Major Trading Partners
Angola’s trade relationships are dominated by a small number of partners, reflecting both the commodity concentration of exports (90-95% crude oil) and historical ties from the colonial and post-independence periods. China stands as the overwhelmingly dominant partner, absorbing the majority of Angola’s crude exports and supplying a growing share of imports.
Top Trading Partners
| Rank | Country | Relationship | Key Products |
|---|---|---|---|
| 1 | China | Export + Import | Crude oil exports; machinery, consumer goods imports |
| 2 | India | Export | Crude oil |
| 3 | USA | Export + Import | Crude oil exports; oil equipment imports |
| 4 | Portugal | Import | Food, beverages, construction materials |
| 5 | South Korea | Export | Crude oil, LNG |
| 6 | Brazil | Import | Food (poultry, sugar), industrial goods |
| 7 | South Africa | Import | Consumer goods, food, machinery |
China: The Dominant Partner
China’s relationship with Angola extends far beyond trade into debt, infrastructure, and strategic influence:
- Export destination: China absorbs approximately 60% of Angola’s crude oil exports, making it by far the largest single buyer. This concentration creates dependency risk – a shift in Chinese demand or sourcing strategy could significantly impact Angola’s oil revenue
- Import source: China supplies 20-25% of Angola’s imports, primarily machinery, electronics, and consumer goods
- Trade balance: Angola typically runs a trade surplus with China due to the high value of crude oil exports relative to manufactured goods imports
- Infrastructure linkage: Chinese imports of construction equipment and materials are often tied to Chinese-financed infrastructure projects, creating a circular trade-investment-debt relationship
- Currency arrangements: Bilateral trade settlement mechanisms reduce USD intermediation costs but deepen economic integration
India
India is Angola’s second-largest export market, driven entirely by crude oil demand from Indian refiners. The relationship is commercially straightforward – Angola provides crude grades suited to Indian refinery configurations, and India provides a diversification outlet from China dependency. India’s oil import demand is expected to grow as the country’s economy expands, potentially strengthening this trade corridor.
United States
The US was historically a major destination for Angolan crude, but the shale revolution has dramatically reduced American demand for African oil. The relationship has shifted toward:
- Declining crude export volumes
- Growing US exports of oil field services and equipment
- IOC operations (Chevron, ExxonMobil) creating a corporate rather than commodity trade linkage
- Diplomatic and AGOA (African Growth and Opportunity Act) trade preference framework
Portugal
Portugal’s trade relationship with Angola is rooted in colonial history and shared language. Portugal is a significant import source for food products, beverages, and construction materials, while also serving as a gateway for Angolan investment into Europe. The economic relationship extends to:
- Banking sector linkages (Portuguese banks operating in Angola)

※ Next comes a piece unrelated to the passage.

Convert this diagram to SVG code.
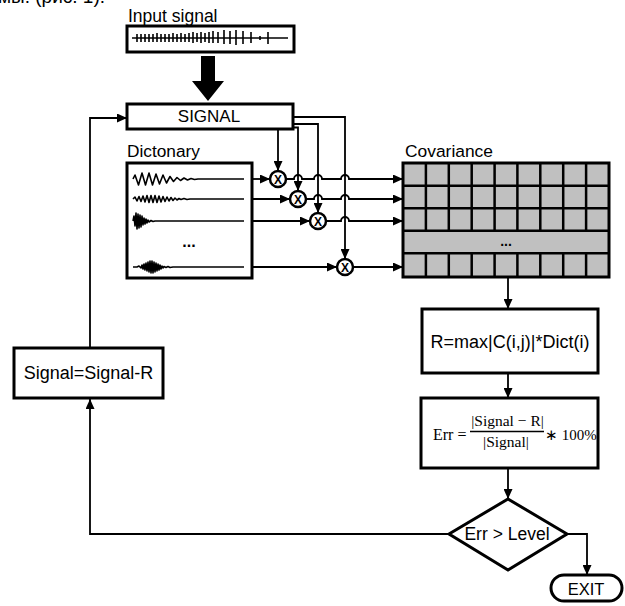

- Diaspora remittance flows
- Tourism and education services
Regional Trade
Angola’s trade with African neighbors is limited relative to its potential, constrained by poor cross-border infrastructure, non-complementary export profiles (neighboring countries cannot absorb crude oil at scale), and limited regional integration:
- DRC: Growing border trade, primarily informal, in food and consumer goods
- Namibia: Modest trade linkage, potential for energy cooperation
- South Africa: One-directional import relationship (South Africa exports to Angola)
- SADC membership: Angola is a member of the Southern African Development Community but intra-SADC trade remains minimal as a share of total
Trade Balance Dynamics
Angola consistently runs an overall trade surplus, driven by the value of crude oil exports. However, this surplus masks the structural deficit in non-oil trade:
- Overall trade balance: Surplus of $5-10B annually (oil-driven)
- Non-oil trade balance: Deep deficit, reflecting near-total import dependency for food and manufactured goods
- FX implications: The trade surplus provides the USD inflows that sustain FX reserves ($15.3B) and fund the BNA’s FX auctions
Outlook
Trade partner diversification is linked directly to export diversification – as long as crude oil dominates exports, China and India will dominate the partner profile. Emerging opportunities include LNG exports to European and Asian markets, diamond marketing channel diversification, and gradual development of regional trade in agricultural and manufactured goods under the diversification agenda.